The Inter-American Commission on Human Rights expressed extreme concern December 24 regarding a one thousand percent increase in sexual violence cases against women, girls, and adolescents in Haiti. The ten-fold multiplication in reported incidents reflects gang territorial expansion into residential neighborhoods where state protection apparatus has completely collapsed. Sexual violence serves as both a terror weapon for population control and a systematic tool for displacing communities from gang-contested zones. The IACHR statement coincides with broader humanitarian reporting indicating gang-controlled territories now function as zones of total impunity where civilian protection norms have ceased to exist. The magnitude of the increase suggests sexual violence has become institutionalized within gang operational doctrine rather than representing isolated criminal incidents. Victims in gang-controlled territories face zero access to medical care following the December 24, 2025 healthcare system collapse documented in the December 24 General Hospital attack. The psychological trauma compounds physical injury as survivors have no functioning state institutions to report crimes or seek justice. International humanitarian organizations have documented that sexual violence targeting adolescents often precedes forced recruitment into gang structures, creating a pipeline that sustains gang manpower while destroying family units.

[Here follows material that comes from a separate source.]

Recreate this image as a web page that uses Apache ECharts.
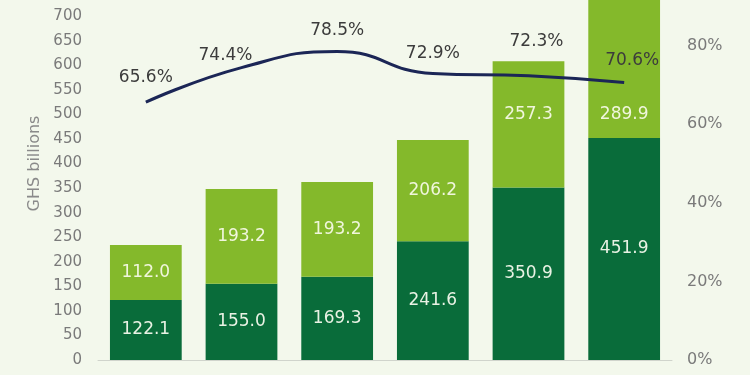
<!DOCTYPE html>
<html><head><meta charset="utf-8">
<script src="https://cdn.jsdelivr.net/npm/echarts@6/dist/echarts.min.js"></script>
<style>html,body{margin:0;padding:0;background:#f3f8ec;overflow:hidden}#wrap{position:relative;width:750px;height:375px;overflow:hidden}#c{position:absolute;left:0;top:-41px;width:750px;height:416px}</style>
</head><body><div id="wrap"><div id="c"></div></div>
<script>
var categories = ['2017','2018','2019','2020','2021','2022'];
var lowerValues = [122.1, 155.0, 169.3, 241.6, 350.9, 451.9];
var upperValues = [112.0, 193.2, 193.2, 206.2, 257.3, 289.9];
var ratioValues = [65.6, 74.4, 78.5, 72.9, 72.3, 70.6];

var ratioLabelOffsets = [[0,-2],[-16,10],[0,2],[0,3],[8,-12],[8,1]];
var upperLabelOffsets = [[0,0],[0,0],[0,0],[0,0],[0,-10],[0,48]];

var font = 'DejaVu Sans';
var chart = echarts.init(document.getElementById('c'));
chart.setOption({
  backgroundColor: '#f3f8ec',
  animation: false,
  grid: {left: 98, right: 78, top: 0, bottom: 15},
  xAxis: {
    type: 'category', data: categories,
    axisLine: {lineStyle: {color: '#d0d4cc', width: 1}},
    axisTick: {show: false},
    axisLabel: {show: false}
  },
  yAxis: [{
    type: 'value', min: 0, max: 800, interval: 50,
    name: 'GHS billions', nameLocation: 'middle', nameGap: 45,
    nameTextStyle: {color: '#8a8a8a', fontFamily: font, fontSize: 16},
    axisLabel: {color: '#7a7a7a', fontFamily: font, fontSize: 15, margin: 16},
    splitLine: {show: false}, axisLine: {show: false}, axisTick: {show: false}
  }, {
    type: 'value', min: 0, max: 100, interval: 20,
    axisLabel: {color: '#7a7a7a', fontFamily: font, fontSize: 16, margin: 15, formatter: '{value}%'},
    splitLine: {show: false}, axisLine: {show: false}, axisTick: {show: false}
  }],
  series: [{
    type: 'bar', stack: 'debt', name: 'Lower', barWidth: '75%',
    data: lowerValues,
    itemStyle: {color: '#096c3a'},
    label: {show: true, position: 'inside', color: '#e9f2e4', fontFamily: font, fontSize: 17,
      formatter: function(p){return p.value.toFixed(1);}}
  }, {
    type: 'bar', stack: 'debt', name: 'Upper',
    data: upperValues.map(function(v, i){return {value: v, label: {offset: upperLabelOffsets[i]}};}),
    itemStyle: {color: '#84b92b'},
    label: {show: true, position: 'inside', color: '#f0f6dc', fontFamily: font, fontSize: 17,
      formatter: function(p){return p.value.toFixed(1);}}
  }, {
    type: 'line', name: 'Ratio', yAxisIndex: 1, smooth: true,
    symbol: 'circle', symbolSize: 0, showSymbol: true,
    itemStyle: {color: '#1b2656'},
    data: ratioValues.map(function(v, i){return {value: v, label: {offset: ratioLabelOffsets[i]}};}),
    lineStyle: {color: '#1b2656', width: 3},
    label: {show: true, position: 'top', distance: 14, color: '#3c3c3c', fontFamily: font, fontSize: 17,
      formatter: function(p){return p.value.toFixed(1) + '%';}},
    z: 5
  }]
});
</script></body></html>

The IACHR warning arrives as Haiti enters peak displacement season when families flee Port-au-Prince violence for perceived rural safety. However, gang territorial expansion has eliminated traditional safe zones, leaving displaced populations vulnerable to assault in informal settlements lacking any security presence. The absence of functioning police protection in gang-controlled neighborhoods means sexual violence crimes generate zero legal consequences, creating a self-reinforcing cycle of impunity. Women's rights organizations have suspended field operations in multiple Port-au-Prince communes following direct threats from gang elements, eliminating even civil society protection mechanisms.